Exact reproduction of the data is required, with images excluded.

## [DATA SHOWN]
··········

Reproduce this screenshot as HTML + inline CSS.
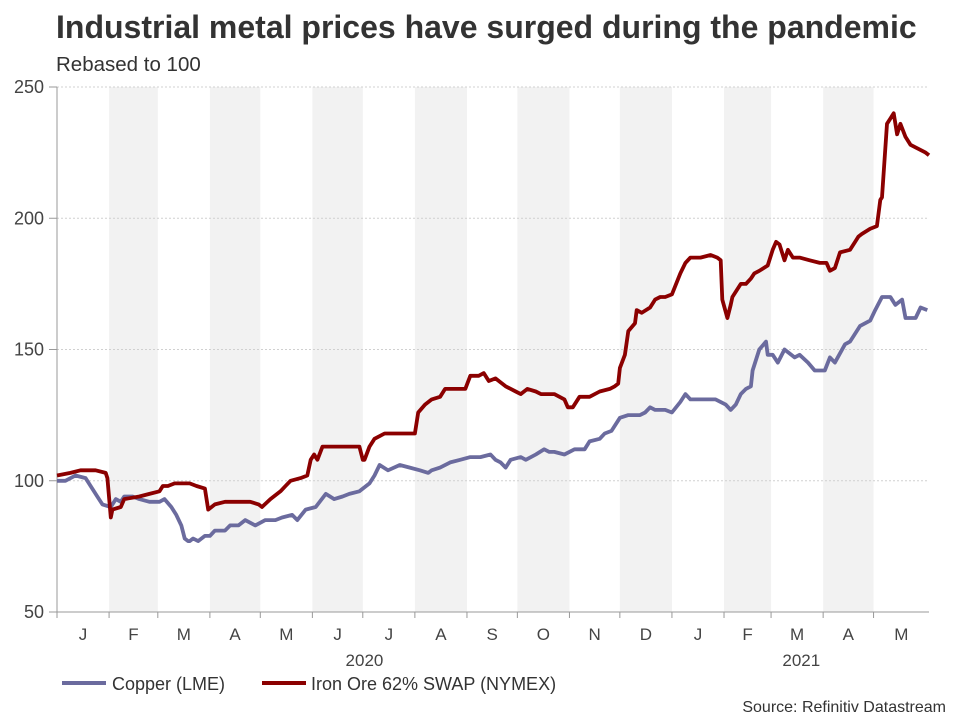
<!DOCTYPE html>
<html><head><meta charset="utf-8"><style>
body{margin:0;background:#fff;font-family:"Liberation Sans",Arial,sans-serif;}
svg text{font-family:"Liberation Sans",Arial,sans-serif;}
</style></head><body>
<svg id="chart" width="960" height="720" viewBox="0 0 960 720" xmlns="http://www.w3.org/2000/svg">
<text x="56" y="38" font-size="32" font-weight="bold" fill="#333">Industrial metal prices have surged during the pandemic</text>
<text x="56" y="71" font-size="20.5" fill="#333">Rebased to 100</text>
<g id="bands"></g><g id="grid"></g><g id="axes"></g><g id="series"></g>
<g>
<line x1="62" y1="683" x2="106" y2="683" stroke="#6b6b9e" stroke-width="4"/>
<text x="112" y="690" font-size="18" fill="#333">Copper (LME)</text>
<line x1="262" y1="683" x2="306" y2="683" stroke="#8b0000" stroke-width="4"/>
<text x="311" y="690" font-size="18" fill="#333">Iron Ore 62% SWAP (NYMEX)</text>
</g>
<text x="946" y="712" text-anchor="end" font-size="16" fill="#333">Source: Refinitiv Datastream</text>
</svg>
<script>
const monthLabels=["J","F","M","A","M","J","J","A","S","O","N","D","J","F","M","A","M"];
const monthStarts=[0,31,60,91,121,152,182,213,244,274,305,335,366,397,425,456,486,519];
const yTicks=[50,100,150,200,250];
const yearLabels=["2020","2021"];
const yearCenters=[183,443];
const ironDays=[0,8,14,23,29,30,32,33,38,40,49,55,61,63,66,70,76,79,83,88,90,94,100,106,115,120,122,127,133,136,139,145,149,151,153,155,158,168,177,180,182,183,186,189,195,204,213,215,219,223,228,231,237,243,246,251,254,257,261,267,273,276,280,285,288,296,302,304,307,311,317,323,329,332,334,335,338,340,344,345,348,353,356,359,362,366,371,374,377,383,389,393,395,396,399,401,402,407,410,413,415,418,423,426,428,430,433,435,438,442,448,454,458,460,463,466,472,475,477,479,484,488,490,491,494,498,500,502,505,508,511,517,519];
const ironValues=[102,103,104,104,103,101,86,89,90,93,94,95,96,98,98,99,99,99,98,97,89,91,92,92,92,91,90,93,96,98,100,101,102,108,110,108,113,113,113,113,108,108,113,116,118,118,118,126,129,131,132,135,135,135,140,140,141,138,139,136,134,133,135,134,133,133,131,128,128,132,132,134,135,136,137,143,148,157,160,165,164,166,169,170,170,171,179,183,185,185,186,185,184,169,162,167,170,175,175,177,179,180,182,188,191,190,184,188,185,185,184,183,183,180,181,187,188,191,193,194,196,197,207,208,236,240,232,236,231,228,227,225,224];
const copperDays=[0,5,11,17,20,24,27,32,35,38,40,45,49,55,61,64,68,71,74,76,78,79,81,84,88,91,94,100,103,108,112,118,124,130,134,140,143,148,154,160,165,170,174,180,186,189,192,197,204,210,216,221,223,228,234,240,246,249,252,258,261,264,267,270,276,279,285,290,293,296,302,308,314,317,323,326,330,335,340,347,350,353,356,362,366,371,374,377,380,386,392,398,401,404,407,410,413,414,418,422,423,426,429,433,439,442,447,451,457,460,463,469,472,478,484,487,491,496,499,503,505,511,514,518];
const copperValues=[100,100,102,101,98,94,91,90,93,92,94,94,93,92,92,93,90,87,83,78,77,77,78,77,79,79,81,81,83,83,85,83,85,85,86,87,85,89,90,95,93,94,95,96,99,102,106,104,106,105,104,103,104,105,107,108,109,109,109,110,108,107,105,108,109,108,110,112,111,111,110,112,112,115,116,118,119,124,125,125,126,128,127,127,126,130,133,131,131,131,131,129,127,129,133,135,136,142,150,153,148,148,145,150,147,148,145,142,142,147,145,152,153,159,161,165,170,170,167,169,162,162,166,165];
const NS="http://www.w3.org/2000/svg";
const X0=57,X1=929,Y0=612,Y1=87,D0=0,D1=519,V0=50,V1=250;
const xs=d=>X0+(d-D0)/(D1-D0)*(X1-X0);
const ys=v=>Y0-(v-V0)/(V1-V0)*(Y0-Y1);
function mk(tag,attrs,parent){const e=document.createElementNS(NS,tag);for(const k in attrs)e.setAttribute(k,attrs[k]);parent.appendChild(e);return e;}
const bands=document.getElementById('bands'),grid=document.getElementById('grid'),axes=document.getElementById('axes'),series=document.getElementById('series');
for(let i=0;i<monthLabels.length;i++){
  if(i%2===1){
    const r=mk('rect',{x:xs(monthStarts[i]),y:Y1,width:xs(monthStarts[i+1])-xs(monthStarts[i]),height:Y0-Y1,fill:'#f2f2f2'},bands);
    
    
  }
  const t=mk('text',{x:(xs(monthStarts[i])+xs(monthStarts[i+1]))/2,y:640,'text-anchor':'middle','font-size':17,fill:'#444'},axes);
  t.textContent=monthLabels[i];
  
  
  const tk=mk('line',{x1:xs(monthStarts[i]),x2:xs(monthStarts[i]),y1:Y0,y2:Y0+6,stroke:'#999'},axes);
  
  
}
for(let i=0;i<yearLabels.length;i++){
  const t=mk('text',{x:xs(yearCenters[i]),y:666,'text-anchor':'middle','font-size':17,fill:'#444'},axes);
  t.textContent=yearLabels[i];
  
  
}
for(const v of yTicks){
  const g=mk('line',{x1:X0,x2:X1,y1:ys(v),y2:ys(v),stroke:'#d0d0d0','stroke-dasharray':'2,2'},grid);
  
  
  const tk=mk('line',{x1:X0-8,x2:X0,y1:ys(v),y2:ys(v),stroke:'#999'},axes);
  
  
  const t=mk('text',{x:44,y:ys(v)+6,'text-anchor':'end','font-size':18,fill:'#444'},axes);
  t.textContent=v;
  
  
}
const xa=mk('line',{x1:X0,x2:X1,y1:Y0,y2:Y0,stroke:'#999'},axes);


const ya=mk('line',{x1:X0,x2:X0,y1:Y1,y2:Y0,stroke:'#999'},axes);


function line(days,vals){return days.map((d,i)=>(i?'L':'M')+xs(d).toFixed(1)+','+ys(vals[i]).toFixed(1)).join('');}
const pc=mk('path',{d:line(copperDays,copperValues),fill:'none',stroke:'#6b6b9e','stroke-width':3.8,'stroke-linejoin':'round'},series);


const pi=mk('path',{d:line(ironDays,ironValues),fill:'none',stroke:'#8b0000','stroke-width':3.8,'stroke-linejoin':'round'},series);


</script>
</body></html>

··········

## [EXERCISE RESULT]
Reproduce this screenshot as HTML + inline CSS.
<!DOCTYPE html>
<html><head><meta charset="utf-8"><style>
body{margin:0;background:#fff;font-family:"Liberation Sans",Arial,sans-serif;}
svg text{font-family:"Liberation Sans",Arial,sans-serif;}
</style></head><body>
<svg id="chart" width="960" height="720" viewBox="0 0 960 720" xmlns="http://www.w3.org/2000/svg">
<text x="56" y="38" font-size="32" font-weight="bold" fill="#333">Industrial metal prices have surged during the pandemic</text>
<text x="56" y="71" font-size="20.5" fill="#333">Rebased to 100</text>
<g id="bands"></g><g id="grid"></g><g id="axes"></g><g id="series"></g>
<g>
<line x1="62" y1="683" x2="106" y2="683" stroke="#6b6b9e" stroke-width="4"/>
<text x="112" y="690" font-size="18" fill="#333">Copper (LME)</text>
<line x1="262" y1="683" x2="306" y2="683" stroke="#8b0000" stroke-width="4"/>
<text x="311" y="690" font-size="18" fill="#333">Iron Ore 62% SWAP (NYMEX)</text>
</g>
<text x="946" y="712" text-anchor="end" font-size="16" fill="#333">Source: Refinitiv Datastream</text>
</svg>
<script>
const monthLabels=["J","F","M","A","M","J","J","A","S","O","N","D","J","F","M","A","M"];
const monthStarts=[0,31,60,91,121,152,182,213,244,274,305,335,366,397,425,456,486,519];
const yTicks=[50,100,150,200,250];
const yearLabels=["2020","2021"];
const yearCenters=[183,443];
const ironDays=[0,8,14,23,29,30,32,33,38,40,49,55,61,63,66,70,76,79,83,88,90,94,100,106,115,120,122,127,133,136,139,145,149,151,153,155,158,168,177,180,182,183,186,189,195,204,213,215,219,223,228,231,237,243,246,251,254,257,261,267,273,276,280,285,288,296,302,304,307,311,317,323,329,332,334,335,338,340,344,345,348,353,356,359,362,366,371,374,377,383,389,393,395,396,399,401,402,407,410,413,415,418,423,426,428,430,433,435,438,442,448,454,458,460,463,466,472,475,477,479,484,488,490,491,494,498,500,502,505,508,511,517,519];
const ironValues=[102,103,104,104,103,101,86,89,90,93,94,95,96,98,98,99,99,99,98,97,89,91,92,92,92,91,90,93,96,98,100,101,102,108,110,108,113,113,113,113,108,108,113,116,118,118,118,126,129,131,132,135,135,135,140,140,141,138,139,136,134,133,135,134,133,133,131,128,128,132,132,134,135,136,137,143,148,157,160,165,164,166,169,170,170,171,179,183,185,185,186,185,184,169,162,167,170,175,175,177,179,180,182,188,191,190,184,188,185,185,184,183,183,180,181,187,188,191,193,194,196,197,207,208,236,240,232,236,231,228,227,225,224];
const copperDays=[0,5,11,17,20,24,27,32,35,38,40,45,49,55,61,64,68,71,74,76,78,79,81,84,88,91,94,100,103,108,112,118,124,130,134,140,143,148,154,160,165,170,174,180,186,189,192,197,204,210,216,221,223,228,234,240,246,249,252,258,261,264,267,270,276,279,285,290,293,296,302,308,314,317,323,326,330,335,340,347,350,353,356,362,366,371,374,377,380,386,392,398,401,404,407,410,413,414,418,422,423,426,429,433,439,442,447,451,457,460,463,469,472,478,484,487,491,496,499,503,505,511,514,518];
const copperValues=[100,100,102,101,98,94,91,90,93,92,94,94,93,92,92,93,90,87,83,78,77,77,78,77,79,79,81,81,83,83,85,83,85,85,86,87,85,89,90,95,93,94,95,96,99,102,106,104,106,105,104,103,104,105,107,108,109,109,109,110,108,107,105,108,109,108,110,112,111,111,110,112,112,115,116,118,119,124,125,125,126,128,127,127,126,130,133,131,131,131,131,129,127,129,133,135,136,142,150,153,148,148,145,150,147,148,145,142,142,147,145,152,153,159,161,165,170,170,167,169,162,162,166,165];
const NS="http://www.w3.org/2000/svg";
const X0=57,X1=929,Y0=612,Y1=87,D0=0,D1=519,V0=50,V1=250;
const xs=d=>X0+(d-D0)/(D1-D0)*(X1-X0);
const ys=v=>Y0-(v-V0)/(V1-V0)*(Y0-Y1);
function mk(tag,attrs,parent){const e=document.createElementNS(NS,tag);for(const k in attrs)e.setAttribute(k,attrs[k]);parent.appendChild(e);return e;}
const bands=document.getElementById('bands'),grid=document.getElementById('grid'),axes=document.getElementById('axes'),series=document.getElementById('series');
for(let i=0;i<monthLabels.length;i++){
  if(i%2===1){
    const r=mk('rect',{x:xs(monthStarts[i]),y:Y1,width:xs(monthStarts[i+1])-xs(monthStarts[i]),height:Y0-Y1,fill:'#f2f2f2'},bands);
    
    
  }
  const t=mk('text',{x:(xs(monthStarts[i])+xs(monthStarts[i+1]))/2,y:640,'text-anchor':'middle','font-size':17,fill:'#444'},axes);
  t.textContent=monthLabels[i];
  
  
  const tk=mk('line',{x1:xs(monthStarts[i]),x2:xs(monthStarts[i]),y1:Y0,y2:Y0+6,stroke:'#999'},axes);
  
  
}
for(let i=0;i<yearLabels.length;i++){
  const t=mk('text',{x:xs(yearCenters[i]),y:666,'text-anchor':'middle','font-size':17,fill:'#444'},axes);
  t.textContent=yearLabels[i];
  
  
}
for(const v of yTicks){
  const g=mk('line',{x1:X0,x2:X1,y1:ys(v),y2:ys(v),stroke:'#d0d0d0','stroke-dasharray':'2,2'},grid);
  
  
  const tk=mk('line',{x1:X0-8,x2:X0,y1:ys(v),y2:ys(v),stroke:'#999'},axes);
  
  
  const t=mk('text',{x:44,y:ys(v)+6,'text-anchor':'end','font-size':18,fill:'#444'},axes);
  t.textContent=v;
  
  
}
const xa=mk('line',{x1:X0,x2:X1,y1:Y0,y2:Y0,stroke:'#999'},axes);


const ya=mk('line',{x1:X0,x2:X0,y1:Y1,y2:Y0,stroke:'#999'},axes);


function line(days,vals){return days.map((d,i)=>(i?'L':'M')+xs(d).toFixed(1)+','+ys(vals[i]).toFixed(1)).join('');}
const pc=mk('path',{d:line(copperDays,copperValues),fill:'none',stroke:'#6b6b9e','stroke-width':3.8,'stroke-linejoin':'round'},series);


const pi=mk('path',{d:line(ironDays,ironValues),fill:'none',stroke:'#8b0000','stroke-width':3.8,'stroke-linejoin':'round'},series);


</script>
</body></html>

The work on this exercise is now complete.